I have a new pair of reissue Western Electric 300Bs that I am running in my Morrow Audio SET amps. I read some comments in a Stereophile column published a number of years ago in which the reviewer discussed a very protracted burn-in time for the tubes. The reviewer had experienced a dramatic change in the sound of his WE 300Bs after a burn-in period of several hundred hours. He later ran into the principal at Western Electric (Charles Whitener) at a trade show and inquired about the manufacturer's recommendations with respect to burn-in of the tubes. In a follow-up column, the reviewer relayed Western Electric's suggestion that the tubes require a minimum of 500 hours of burn-in.

The Stereophile follow-up column goes on to say that the Western Electric 300Bs require a much longer burn-in period than most tubes because WE chooses not to use calcium oxide in their filament coating. WE apparently believes that calcium oxide shortens the filament life. The downside of this approach is that it apparently takes a LONG time for the filament to burn in without the calcium oxide acting to accelerate the activation of the barium in the filament coating.

For those of you running Western Electric 300Bs in single-ended amps, I would be interested in your experience with respect to burn-in. Were there truly significant changes in the sound of the WE tubes hundreds of hours into the burn-in process?

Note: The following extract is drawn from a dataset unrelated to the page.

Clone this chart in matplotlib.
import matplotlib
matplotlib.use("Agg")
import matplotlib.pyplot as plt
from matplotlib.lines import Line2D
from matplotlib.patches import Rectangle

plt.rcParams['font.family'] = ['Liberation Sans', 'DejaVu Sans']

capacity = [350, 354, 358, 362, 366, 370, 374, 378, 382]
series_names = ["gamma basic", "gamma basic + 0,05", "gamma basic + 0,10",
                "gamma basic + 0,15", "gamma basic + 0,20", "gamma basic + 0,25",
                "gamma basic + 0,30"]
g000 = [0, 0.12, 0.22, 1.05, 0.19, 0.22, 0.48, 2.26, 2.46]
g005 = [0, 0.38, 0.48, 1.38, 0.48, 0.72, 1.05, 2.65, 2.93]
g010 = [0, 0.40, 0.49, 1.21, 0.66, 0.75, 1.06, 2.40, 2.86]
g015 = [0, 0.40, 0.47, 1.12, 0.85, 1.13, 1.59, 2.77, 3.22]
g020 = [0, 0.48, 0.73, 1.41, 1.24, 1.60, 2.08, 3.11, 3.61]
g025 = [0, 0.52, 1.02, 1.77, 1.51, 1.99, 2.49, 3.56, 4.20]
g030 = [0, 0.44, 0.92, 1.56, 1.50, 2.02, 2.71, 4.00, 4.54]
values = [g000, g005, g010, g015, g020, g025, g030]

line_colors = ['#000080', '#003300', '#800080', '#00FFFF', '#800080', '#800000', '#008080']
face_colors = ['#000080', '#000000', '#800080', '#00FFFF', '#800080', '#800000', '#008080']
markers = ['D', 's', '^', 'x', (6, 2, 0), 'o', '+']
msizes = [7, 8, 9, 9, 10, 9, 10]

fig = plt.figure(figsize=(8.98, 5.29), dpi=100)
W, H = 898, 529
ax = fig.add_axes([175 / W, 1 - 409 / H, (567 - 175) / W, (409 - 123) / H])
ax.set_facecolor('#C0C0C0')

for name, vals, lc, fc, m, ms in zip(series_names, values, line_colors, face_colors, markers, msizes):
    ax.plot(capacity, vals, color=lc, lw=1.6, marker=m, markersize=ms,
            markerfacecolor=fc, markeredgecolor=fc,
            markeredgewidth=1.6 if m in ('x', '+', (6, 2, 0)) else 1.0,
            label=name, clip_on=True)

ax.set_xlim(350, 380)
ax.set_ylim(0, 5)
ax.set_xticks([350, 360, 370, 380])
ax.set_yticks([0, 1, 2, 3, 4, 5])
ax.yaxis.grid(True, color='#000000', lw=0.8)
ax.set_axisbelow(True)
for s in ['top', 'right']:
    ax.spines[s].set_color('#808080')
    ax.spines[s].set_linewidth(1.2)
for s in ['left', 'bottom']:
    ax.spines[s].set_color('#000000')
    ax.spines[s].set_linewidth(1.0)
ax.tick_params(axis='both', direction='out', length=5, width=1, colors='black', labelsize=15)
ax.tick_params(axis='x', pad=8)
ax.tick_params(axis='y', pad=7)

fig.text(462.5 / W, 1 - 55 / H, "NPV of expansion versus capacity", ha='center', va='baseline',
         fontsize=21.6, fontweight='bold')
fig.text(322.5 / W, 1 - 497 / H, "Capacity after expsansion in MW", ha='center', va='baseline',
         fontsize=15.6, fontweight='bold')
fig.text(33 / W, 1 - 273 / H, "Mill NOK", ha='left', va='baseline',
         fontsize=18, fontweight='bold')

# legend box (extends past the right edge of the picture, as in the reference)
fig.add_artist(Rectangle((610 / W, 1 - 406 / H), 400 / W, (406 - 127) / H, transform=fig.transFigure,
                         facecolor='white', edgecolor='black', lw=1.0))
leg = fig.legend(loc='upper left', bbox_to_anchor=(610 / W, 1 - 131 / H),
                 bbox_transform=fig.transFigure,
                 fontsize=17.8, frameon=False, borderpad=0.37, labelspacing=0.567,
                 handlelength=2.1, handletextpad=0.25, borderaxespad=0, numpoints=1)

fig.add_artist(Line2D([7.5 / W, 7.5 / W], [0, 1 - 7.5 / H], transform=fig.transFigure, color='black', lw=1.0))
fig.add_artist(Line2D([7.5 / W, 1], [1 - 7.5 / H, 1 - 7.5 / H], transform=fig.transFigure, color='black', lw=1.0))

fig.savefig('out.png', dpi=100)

Frankly, I felt that the WE tubes sounded excellent right out of the box, and I can't imagine there will be significant improvements. Nonetheless, I'm curious about others' experience.
cincy_bob

Showing 3 responses by pawlowski6132

Herman; I'm no chemist so, the how's and why's regarding "calcium oxide shortening filament life" and "...activation of...barium...filament coating." Mean nothing to me. Heck he could be making those words up and I wouldn't know it.

My point is, through two new pairs, I've never heard a noticeable difference after this so-called burn in. Let your ears tell the truth.

While I'm willing to give the benefit of the doubt to the scientists that in theory, these things are true. I don't think it has a practical impact and can be heard through all the real-world daily fluctuations in sound quality happening on a daily basis (electricity quality, quality of the recording, tube quality in other components, needle wear, etc.)

As an analog, that's like saying Google's stock will go up if everyone in the company wrote smaller. In theory, they would use less ink, buy less pens, save on office supplies, expenses would go down, income would go up, market would recognize this increase in productivity and want to own the stock, increasing demand and increasing stock price.

In reality though there's too many other things going on overshadowing the small immaterial impact or, in other words - baloney.
Hi Bob; don't underestimate the impact of rectifier, input and driver tubes. Honestly, those tubes can affect final sound just as much if not MORE than power tubes.